I made this generator, and I use it with oak wood chips.
The problem is that the wood chips go out very fast.
And there is very little smoke.

What is the problem? The pump? The chips? the pipes? 
Thank you for your answers.


----------



## tropics (Dec 21, 2017)

2nd pic looks like the copper pipe goes into the black pipe
is that so?
Richie


----------



## titi cold smoke (Dec 21, 2017)

the copper pipe stops just in front of the black steel pipe.
thnaks Richie


----------



## SonnyE (Dec 21, 2017)

Nice build!
You did put a port in for it to suck the smoke with the venturi, right?
From what I can see, the copper pipe looks like it might be a little snug in the outlet pipe.

Other than that, maybe try some pellet fuel. I've been experimenting and with a round screen cylinder I can put in some Hickory pellets and light it with a torch (at the bottom corner) and they will continue to smolder completely.
So, as long as your venturi is right, I'd try some pellet fuel for go. The chips might need some help because they don't always pile up tight enough for the 'fire' to catch the other pieces.

Edit in: I think you need a smaller tube feeding in the air at the tip. In a picture, simular to this: 
http://4.bp.blogspot.com/-hwAUQP6TKn4/TY9r4fgH_YI/AAAAAAAAAKk/ecPX5Dhz7t4/s1600/ejector__.JPG


----------



## tropics (Dec 21, 2017)

titi cold smoke said:


> the copper pipe stops just in front of the black steel pipe.
> thnaks Richie


You would get more smoke using a Tee on the copper with a small piece of pipe facing down,and going into
the black pipe for the venturi to work.The air from the pump will go straight and suck the smoke up with it
Nice buils
Richie


----------



## daveomak (Dec 21, 2017)

The copper pipe needs to be smaller....  inserted into the black pipe with space around the copper pipe..   Air turned on...  pressure drop sucks in the smoke... air flow pushes the smoke out...

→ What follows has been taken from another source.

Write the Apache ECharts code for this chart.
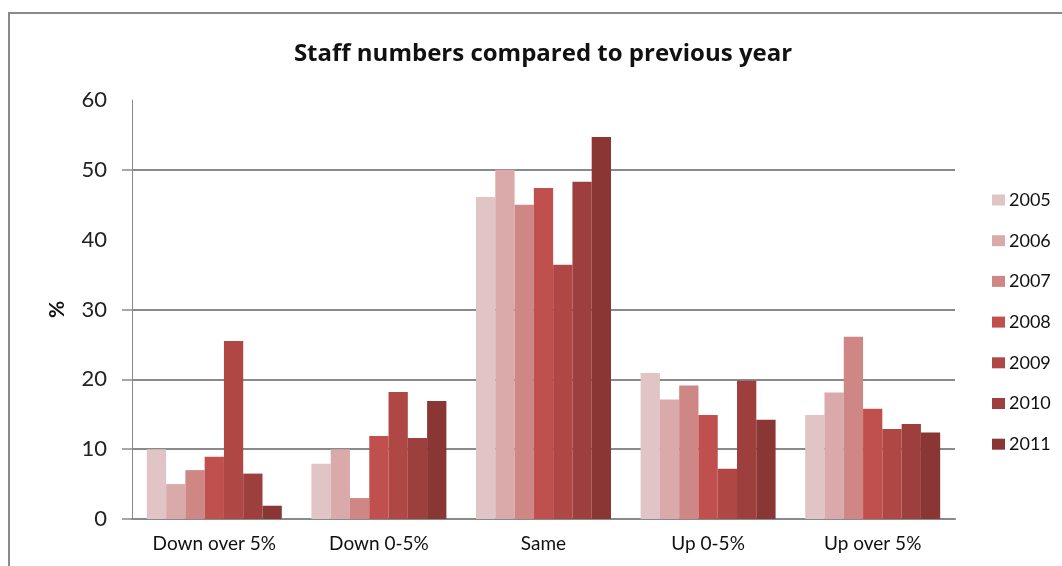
<!DOCTYPE html>
<html>
<head>
<meta charset="utf-8">
<script src="https://cdn.jsdelivr.net/npm/echarts@6/dist/echarts.min.js"></script>
<style>
html,body{margin:0;padding:0;background:#fff;}
#chart{width:1062px;height:566px;}
</style>
</head>
<body>
<div id="chart"></div>
<script>
var categories = ['Down over 5%', 'Down 0-5%', 'Same', 'Up 0-5%', 'Up over 5%'];
var years = ['2005', '2006', '2007', '2008', '2009', '2010', '2011'];
var v2005 = [10.0, 7.9, 46.1, 20.9, 14.9];
var v2006 = [5.0, 10.0, 50.0, 17.1, 18.1];
var v2007 = [7.0, 3.0, 45.0, 19.1, 26.1];
var v2008 = [8.9, 11.9, 47.4, 14.9, 15.8];
var v2009 = [25.5, 18.2, 36.4, 7.2, 12.9];
var v2010 = [6.5, 11.6, 48.3, 19.8, 13.6];
var v2011 = [1.9, 16.9, 54.7, 14.2, 12.4];
var yTicks = [0, 10, 20, 30, 40, 50, 60];
var gridTicks = [0, 10, 20, 30, 50];
var colors = ['#e1c4c5', '#daaaaa', '#ce8784', '#c0504d', '#af4845', '#9c3f3d', '#8a3634'];

var seriesValues = [v2005, v2006, v2007, v2008, v2009, v2010, v2011];
var gridColor = '#8a8a8a';

var chart = echarts.init(document.getElementById('chart'));
chart.setOption({
  animation: false,
  backgroundColor: '#ffffff',
  color: colors,
  title: {
    text: 'Staff numbers compared to previous year',
    left: 538, textAlign: 'center', top: 37,
    textStyle: { fontFamily: 'Open Sans', fontWeight: 'bold', fontSize: 24, color: '#111' }
  },
  legend: {
    orient: 'vertical',
    left: 987, top: 185,
    itemWidth: 13, itemHeight: 11, itemGap: 20.7,
    icon: 'rect',
    textStyle: { fontFamily: 'Lato', fontSize: 18, color: '#111', lineHeight: 20, padding: [0, 0, 0, -1] },
    data: years
  },
  grid: { left: 132, right: 107, top: 100, bottom: 47, containLabel: false },
  xAxis: {
    type: 'category',
    data: categories,
    axisLine: { lineStyle: { color: gridColor, width: 2 } },
    axisTick: { show: false },
    axisLabel: { fontFamily: 'Lato', fontSize: 19, color: '#111', margin: 15 }
  },
  yAxis: {
    type: 'value',
    min: 0, max: 60, interval: 10,
    name: '%',
    nameLocation: 'middle',
    nameRotate: 90,
    nameGap: 64,
    nameTextStyle: { fontFamily: 'Lato', fontWeight: 'bold', fontSize: 21, color: '#111' },
    axisLine: { show: true, lineStyle: { color: gridColor, width: 1 } },
    axisTick: { show: true, length: 10, customValues: gridTicks, lineStyle: { color: gridColor, width: 1.5 } },
    axisLabel: { fontFamily: 'Lato', fontSize: 22, color: '#222', margin: 25, customValues: yTicks,
      formatter: function (v) { return String(v); } },
    splitLine: { show: true, lineStyle: { color: gridColor, width: 2 } }
  },
  graphic: [{
    type: 'polyline',
    shape: { points: [[9, 566], [9, 13], [1062, 13]] },
    style: { stroke: gridColor, lineWidth: 2, fill: null },
    silent: true
  }],
  series: years.map(function (y, i) {
    return {
      name: y,
      type: 'bar',
      data: seriesValues[i],
      barGap: '0%',
      barCategoryGap: '18%'
    };
  })
});
</script>
</body>
</html>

Look up "venturi" and how to make...


----------



## titi cold smoke (Dec 21, 2017)

tropics said:


> You would get more smoke using a Tee on the copper with a small piece of pipe facing down,and going into
> the black pipe for the venturi to work.The air from the pump will go straight and suck the smoke up with it
> Nice buils
> Richie









Thanks 
Are you talking about a Tee like that?
Do you think that the problem comes from the copper pipe too big?
thank you very much guys


----------



## tropics (Dec 21, 2017)

titi cold smoke said:


> View attachment 348139
> 
> 
> Thanks
> ...



That should work just get the copper into the black a little more 
Richie


----------



## titi cold smoke (Dec 21, 2017)

Thanks Richie, I tried but it doesn't work.


----------



## tropics (Dec 21, 2017)

Take a look at this site
https://www.google.com/search?q=ven...Q#imgdii=yuM4aG33wgRceM:&imgrc=mgu9Mxh0VitoZM:


----------



## Rings Я Us (Dec 21, 2017)

Welcome to SMF 
Didn't see you introduce yourself in roll call..
Hope you get your smoke generation going..
Happy Holidays.


----------



## daveomak (Dec 21, 2017)

This adaptation will make the smoke generator work....


----------



## titi cold smoke (Dec 25, 2017)

Ok, thank you, it's very nice. I'll test this when I go home in a few days. 
To introduce myself, I'm French I and I'm a new cold smoker. 
Here is my smoker. It's built in Montpellier maple (french maple). On this pics, it's the first smoke generator : it's a simple metal box in which I put charcoal and wood chips. I will adapt the new system instead of this one.
To smoke, I use juniper, oak, plum tree and french maple.
I can also show you a little video if you want. 
I smoke salmon, trout, hadock, duck magret. And I cook fish soups with leftovers, and other fishes of course.


----------



## daveomak (Dec 25, 2017)

titi, Welcome...  Nice looking set up....


----------